Charles Ellicott Commentary


Charles Ellicott Commentary
"These things have I spoken unto you, that ye should not be caused to stumble." — John 16:1 (ASV)
These things have I spoken unto you.—Compare Note on John 15:17. Here, too, the reference is to the things which he had just said (John 16:17–27). He had foretold them of the hatred of the world and also of the witness of the Spirit.
That ye should not be offended.—Compare Matthew 11:6; Matthew 13:21; Matthew 24:10, et al. In St. John the word occurs only here and in John 6:61.
"They shall put you out of the synagogues: yea, the hour cometh, that whosoever killeth you shall think that he offereth service unto God." — John 16:2 (ASV)
They shall put you out of the synagogues. Compare the notes on John 9:22 and John 12:42.
Will think that he doeth God service. A better translation is: will think that he offers to God a sacrificial service.
The word rendered “doeth” in the Authorized Version is the technical word for offering sacrifice (compare, e.g., the notes on Matthew 5:23 and Matthew 8:4). The word rendered “service” means the service of worship.
This can be seen by comparing other instances where it occurs in the New Testament: Romans 9:4, Romans 12:1, Hebrews 9:1, and Hebrews 9:6.
A Rabbinic comment on Numbers 25:13 is, “Whoever sheds the blood of the wicked is as he who offers sacrifice.”
The martyrdom of Stephen, or St. Paul’s account of himself as a persecutor (Acts 26:9; Galatians 1:13–14), shows how these words were fulfilled in the first years of the Church’s history, and such accounts are not absent from that history’s latest page.
"And these things will they do, because they have not known the Father, nor me." — John 16:3 (ASV)
Because they have not known the Father, nor me.—Compare Note on John 15:21. He repeats that ignorance of God is the cause of the world's hatred and persecution, and adds here that it is ignorance of God revealed in Himself. There is a special force in the mention of this ignorance in connection with the previous verse.
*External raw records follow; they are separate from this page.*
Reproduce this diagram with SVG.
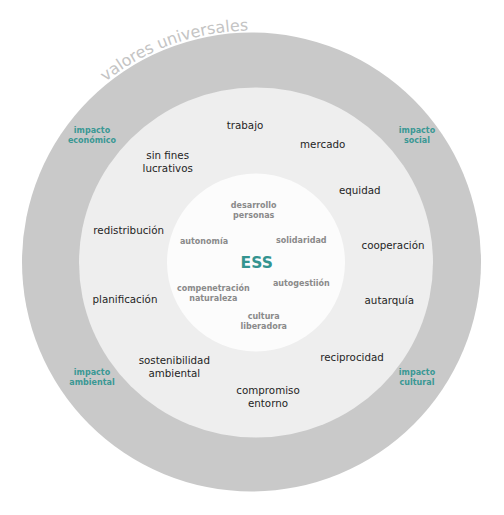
<svg xmlns="http://www.w3.org/2000/svg" xmlns:xlink="http://www.w3.org/1999/xlink" width="504" height="515" viewBox="0 0 504 515">
<defs>
<style>
text{font-family:"DejaVu Sans","Liberation Sans",sans-serif;text-anchor:middle}
.mid{font-size:10.3px;fill:#1e1e1e}
.inn{font-size:8px;font-weight:bold;fill:#8a8a8a}
.imp{font-size:8px;font-weight:bold;fill:#3a9894}
.arc{font-size:16px;fill:#c4c4c4;text-anchor:start}
</style>
<path id="arcPath" d="M105.5,81.7 A232,232 0 0 1 290,34" fill="none"/>
</defs>
<rect width="504" height="515" fill="#ffffff"/>
<g id="rings">
<circle cx="251.5" cy="262" r="229.5" fill="#c9c9c9"/>
<ellipse cx="256" cy="262.5" rx="177" ry="175" fill="#eeeeee"/>
<circle cx="256" cy="262.5" r="89" fill="#fcfcfc"/>
</g>
<g id="valores-universales"><text class="arc"><textPath xlink:href="#arcPath" href="#arcPath">valores universales</textPath></text></g>
<g id="impacto-economico"><text class="imp" x="92" y="132.5">impacto</text><text class="imp" x="92" y="142.5">económico</text></g>
<g id="impacto-social"><text class="imp" x="417" y="132.5">impacto</text><text class="imp" x="417" y="142.5">social</text></g>
<g id="impacto-ambiental"><text class="imp" x="92" y="374.5">impacto</text><text class="imp" x="92" y="384.5">ambiental</text></g>
<g id="impacto-cultural"><text class="imp" x="417" y="374.5">impacto</text><text class="imp" x="417" y="384.5">cultural</text></g>
<g id="trabajo"><text class="mid" x="245" y="129">trabajo</text></g>
<g id="mercado"><text class="mid" x="322.7" y="148.3">mercado</text></g>
<g id="sin-fines"><text class="mid" x="167.7" y="159">sin fines</text><text class="mid" x="167.7" y="171.7">lucrativos</text></g>
<g id="equidad"><text class="mid" x="359.7" y="193.5">equidad</text></g>
<g id="redistribucion"><text class="mid" x="128.7" y="234">redistribución</text></g>
<g id="cooperacion"><text class="mid" x="393" y="248.7">cooperación</text></g>
<g id="planificacion"><text class="mid" x="125" y="303.3">planificación</text></g>
<g id="autarquia"><text class="mid" x="389.3" y="304.3">autarquía</text></g>
<g id="sostenibilidad"><text class="mid" x="174.3" y="364.3">sostenibilidad</text><text class="mid" x="174.3" y="377.3">ambiental</text></g>
<g id="reciprocidad"><text class="mid" x="352" y="360.7">reciprocidad</text></g>
<g id="compromiso"><text class="mid" x="268" y="394.3">compromiso</text><text class="mid" x="268" y="407">entorno</text></g>
<g id="ess"><text x="256.7" y="268.3" style="font-size:15.5px;font-weight:bold;fill:#349490">ESS</text></g>
<g id="desarrollo"><text class="inn" x="253.7" y="208.3">desarrollo</text><text class="inn" x="253.7" y="218.3">personas</text></g>
<g id="autonomia"><text class="inn" x="204" y="244.3">autonomía</text></g>
<g id="solidaridad"><text class="inn" x="301.3" y="243">solidaridad</text></g>
<g id="compenetracion"><text class="inn" x="213.3" y="291">compenetración</text><text class="inn" x="213.3" y="301">naturaleza</text></g>
<g id="autogestion"><text class="inn" x="301.3" y="286">autogestiión</text></g>
<g id="cultura"><text class="inn" x="263.7" y="319.3">cultura</text><text class="inn" x="263.7" y="329.3">liberadora</text></g>
</svg>
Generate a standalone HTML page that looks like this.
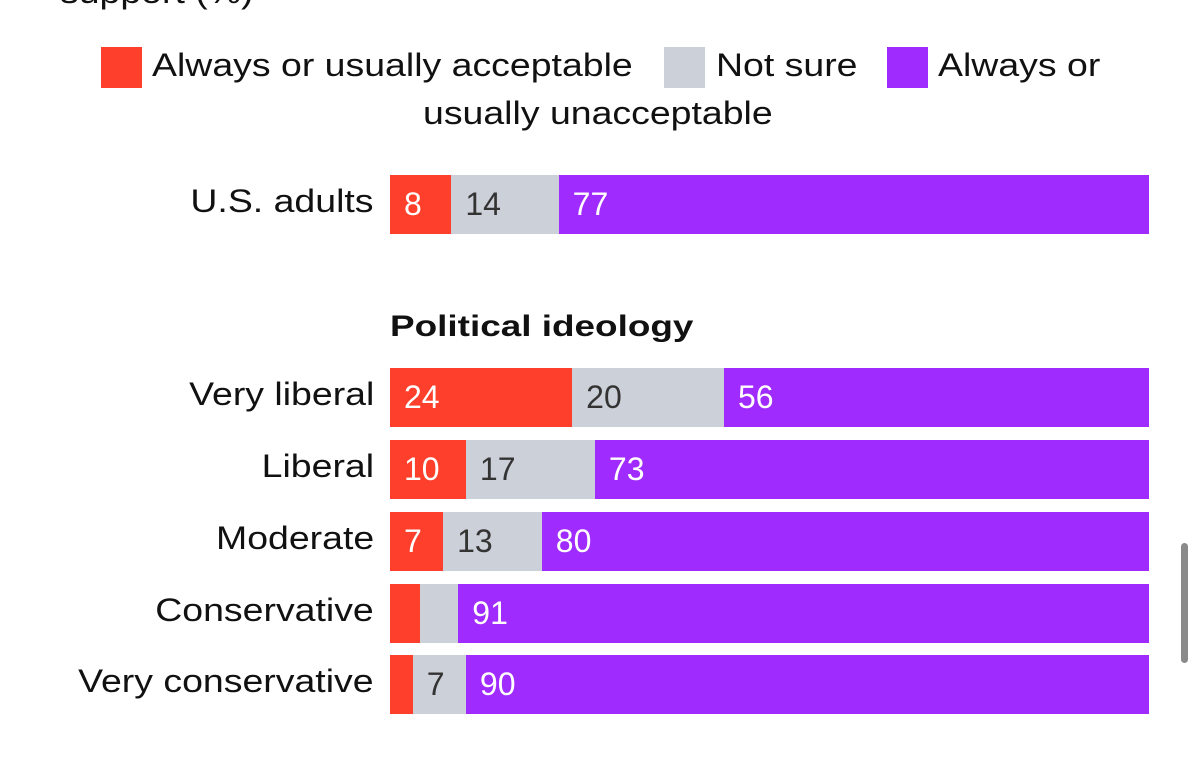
<!DOCTYPE html>
<html><head><meta charset="utf-8"><style>
body{margin:0;width:1200px;height:781px;background:#fff;overflow:hidden;font-family:"Liberation Sans",sans-serif;position:relative}
.t{position:absolute;white-space:nowrap;color:#111;transform:scaleX(1.17);transform-origin:left center}
.r{transform-origin:right center}
</style></head><body>
<div class="t" style="left:60px;top:-26px;font-size:32px">support (%)</div>
<div>
<div style="position:absolute;left:101px;top:47px;width:41px;height:41px;background:#fe3f2b"></div>
<div class="t" style="left:152px;top:47px;font-size:32px">Always or usually acceptable</div>
<div style="position:absolute;left:664px;top:47px;width:41px;height:41px;background:#ccd0d9"></div>
<div class="t" style="left:716px;top:47px;font-size:32px">Not sure</div>
<div style="position:absolute;left:887px;top:47px;width:41px;height:41px;background:#a02bff"></div>
<div class="t" style="left:938px;top:47px;font-size:32px">Always or</div>
<div class="t" style="left:423px;top:95px;font-size:32px">usually unacceptable</div>
</div>
<div class="t" style="left:390px;top:310px;font-size:30px;font-weight:bold;transform:scaleX(1.23)">Political ideology</div>
<div style="position:absolute;left:1181px;top:543px;width:7px;height:120px;border-radius:4px;background:#8a8a8a"></div>
<div id="chart"></div>
<script>
const categories=["U.S. adults","Very liberal","Liberal","Moderate","Conservative","Very conservative"];
const acceptable=[8,24,10,7,4,3];
const notSure=[14,20,17,13,5,7];
const unacceptable=[77,56,73,80,91,90];
const rowTops=[175,368,440,512,584,655];
const X0=390,W=759,H=59;
const colors=["#fe3f2b","#ccd0d9","#a02bff"],txt=["#fff","#333","#fff"];
const series=[acceptable,notSure,unacceptable];
const names=["acceptable","not-sure","unacceptable"];
const chart=document.getElementById('chart');
categories.forEach((c,i)=>{
  const y=rowTops[i];
  const lab=document.createElement('div');
  lab.className='t r';
  
  
  lab.textContent=c;
  lab.style.cssText=`right:${1200-374}px;top:${y+8}px;font-size:32px`;
  chart.appendChild(lab);
  const tot=acceptable[i]+notSure[i]+unacceptable[i];
  let x=X0;
  series.forEach((s,k)=>{
    const w=s[i]/tot*W;
    const seg=document.createElement('div');
    
    
    seg.style.cssText=`position:absolute;left:${x}px;top:${y}px;width:${w}px;height:${H}px;background:${colors[k]};color:${txt[k]};font-size:32px;line-height:${H}px;box-sizing:border-box;padding-left:14px;white-space:nowrap;overflow:hidden`;
    if(w>40)seg.textContent=s[i];
    chart.appendChild(seg);
    x+=w;
  });
});
</script>
</body></html>
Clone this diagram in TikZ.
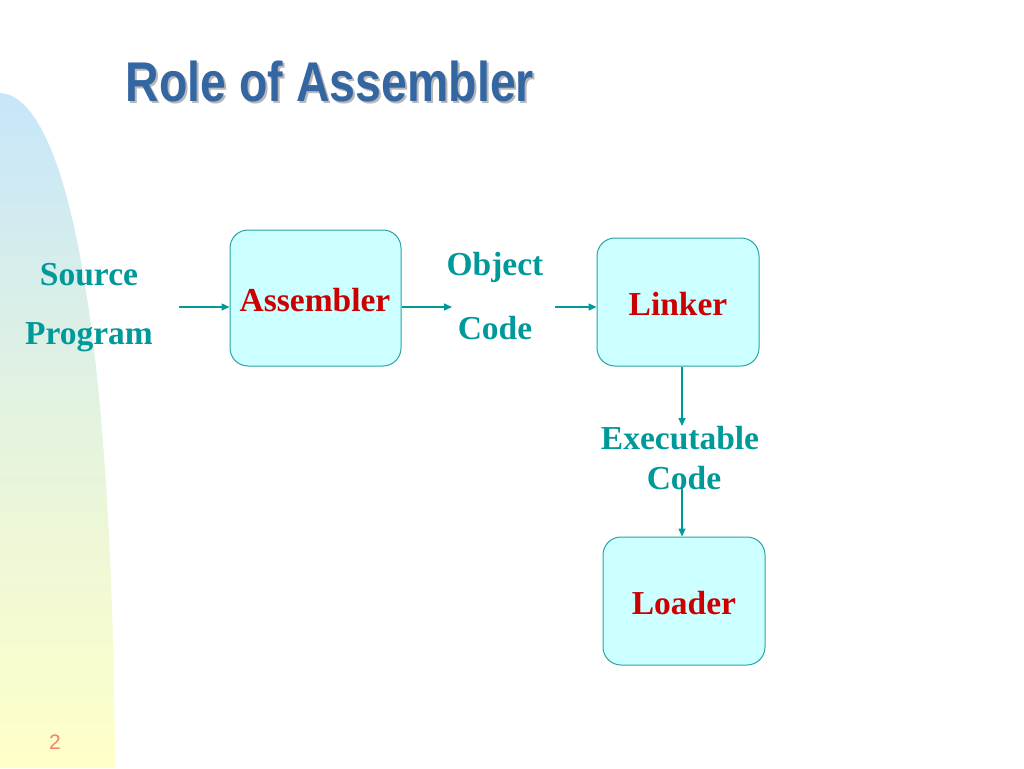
\documentclass[tikz,border=0pt]{standalone}
\usepackage{fontspec}
\setmainfont{Liberation Serif}
\setsansfont{Liberation Sans}
\usetikzlibrary{arrows.meta}
\definecolor{teal1}{HTML}{009999}
\definecolor{boxfill}{HTML}{CCFFFF}
\definecolor{boxline}{HTML}{2AA3A3}
\definecolor{redlab}{HTML}{CC0000}
\definecolor{titleblue}{HTML}{3466A2}
\definecolor{pgnum}{HTML}{F28468}
\definecolor{decotop}{HTML}{C6E6FA}
\definecolor{decobot}{HTML}{FFFFC8}
\tikzset{
  stagebox/.style={draw=boxline, fill=boxfill, line width=1pt, rounded corners=18pt, inner sep=0pt},
  redlabel/.style={text=redlab, font=\fontsize{33.5}{38}\selectfont\bfseries},
  teallabel/.style={text=teal1, font=\fontsize{33.5}{38}\selectfont\bfseries, inner sep=0pt},
  flow/.style={draw=teal1, line width=1.4pt, -{Triangle[length=8pt,width=7pt]}}
}
\begin{document}
\begin{tikzpicture}[x=1pt,y=-1pt]
\useasboundingbox (0,0) rectangle (1024,768);
\fill[white] (0,0) rectangle (1024,768);
% left decoration
\shade[top color=decotop, bottom color=decobot, middle color=decobot!55!decotop] (0,93) .. controls (55,95) and (112,260) .. (115,768) -- (0,768) -- cycle;
% title with shadow
\node[text=black!28, font=\fontsize{56}{60}\sffamily\bfseries, xscale=0.83, transform shape, anchor=base] at (332,103) {Role of Assembler};
\node[text=titleblue, font=\fontsize{56}{60}\sffamily\bfseries, xscale=0.83, transform shape, anchor=base] (title) at (330,101) {Role of Assembler};
% boxes
\node[stagebox, minimum width=171pt, minimum height=136pt] (asm) at (315.5,298) {};
\node[redlabel] at (315,300) {Assembler};
\node[stagebox, minimum width=162pt, minimum height=128pt] (lk) at (678,302) {};
\node[redlabel] at (678,304) {Linker};
\node[stagebox, minimum width=162pt, minimum height=128pt] (ld) at (684,601) {};
\node[redlabel] at (684,603) {Loader};
% labels
\node[teallabel] (src) at (89,275) {Source};
\node[teallabel] (prg) at (89,337) {Program};
\node[teallabel] (obj) at (495,267) {Object};
\node[teallabel] (objc) at (495,328) {Code};
\node[teallabel] (exe) at (680,438) {Executable};
\node[teallabel] (exec) at (684,478) {Code};
% arrow anchors
\coordinate (srcend) at (179,307);
\coordinate (objin) at (452,307);
\coordinate (objout) at (555,307);
\coordinate (exein) at (682,426);
\coordinate (exeout) at (682,488);
% connectors
\draw[flow] (srcend) -- (asm.west |- srcend);
\draw[flow] (asm.east |- objin) -- (objin);
\draw[flow] (objout) -- (lk.west |- objout);
\draw[flow] (lk.south -| exein) -- (exein);
\draw[flow] (exeout) -- (ld.north -| exeout);
% page number
\node[text=pgnum, font=\fontsize{21}{24}\sffamily] (pg) at (55,742) {2};
\end{tikzpicture}
\end{document}
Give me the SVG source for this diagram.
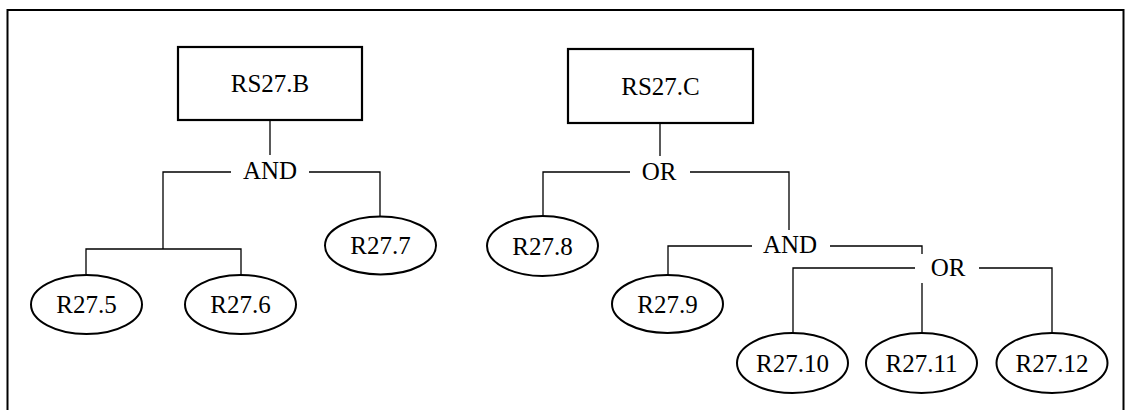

Men think that in exclusion, and anathemas, and persecutions, and deaths of men made like themselves in the image of God, they are offering to God an acceptable sacrifice.
They can know nothing of the true nature of the living Father who pities every child, and wills not the death of a sinner, and gave His only-begotten Son, that whoever believes in Him should not perish, but have everlasting life. They know nothing of the long-suffering and compassion of the Son of Man, who pleaded even for His murderers, “Father, forgive them, they know not what they do.”
"But these things have I spoken unto you, that when their hour is come, ye may remember them, how that I told you. And these things I said not unto you from the beginning, because I was with you." — John 16:4 (ASV)
But these things have I told you . . .—He recurs to the thought of John 16:1. (John 14:29.) He strengthens them by forewarning them. When the persecution comes, they will remember His word and find in it support for their faith and evidence of His presence with them.
These things I said not unto you at the beginning, because I was with you.—While He was with them, He would spare them, and it was against Himself that the hatred of His foes was directed. When He has left them, they will represent Him and must stand in the foreground of the battle.
These words seem to be opposed to Matthew 10 and parallel passages, where our Lord told the Apostles at the time of their call of the persecutions that awaited them. (John 16:21; John 16:28.) The passages are not, however, really inconsistent, for “these things” in this verse (John 16:1) refers to the full account He has given them of the world’s hatred, the principles underlying it, and the manner in which it was to be met by the Spirit’s witness and their witness of Him. These things which the infant Church would have to meet, and meet without His bodily presence, He told them not at the beginning.
"But now I go unto him that sent me; and none of you asketh me, Whither goest thou?" — John 16:5 (ASV)
But now I go my way to him that sent me.—(John 14:12). The work of His apostleship on earth was drawing to its close, and He was about to return to the Father from whom He had received it. This was to Him matter of joy, and if they had really loved Him would have been so to them. They would have thought of the future before Him, as He was then thinking, in the fullness of His love, of the future before them.
And none of you asketh me, Whither goest thou?—Peter had asked this very question (John 13:36), and Thomas had implied it (John 14:5), but what the words here mean is, “None of you are out of love for Me asking about the place where I am going. Your thoughts are not with Me. It is to you as nothing that I am returning to Him that sent Me.”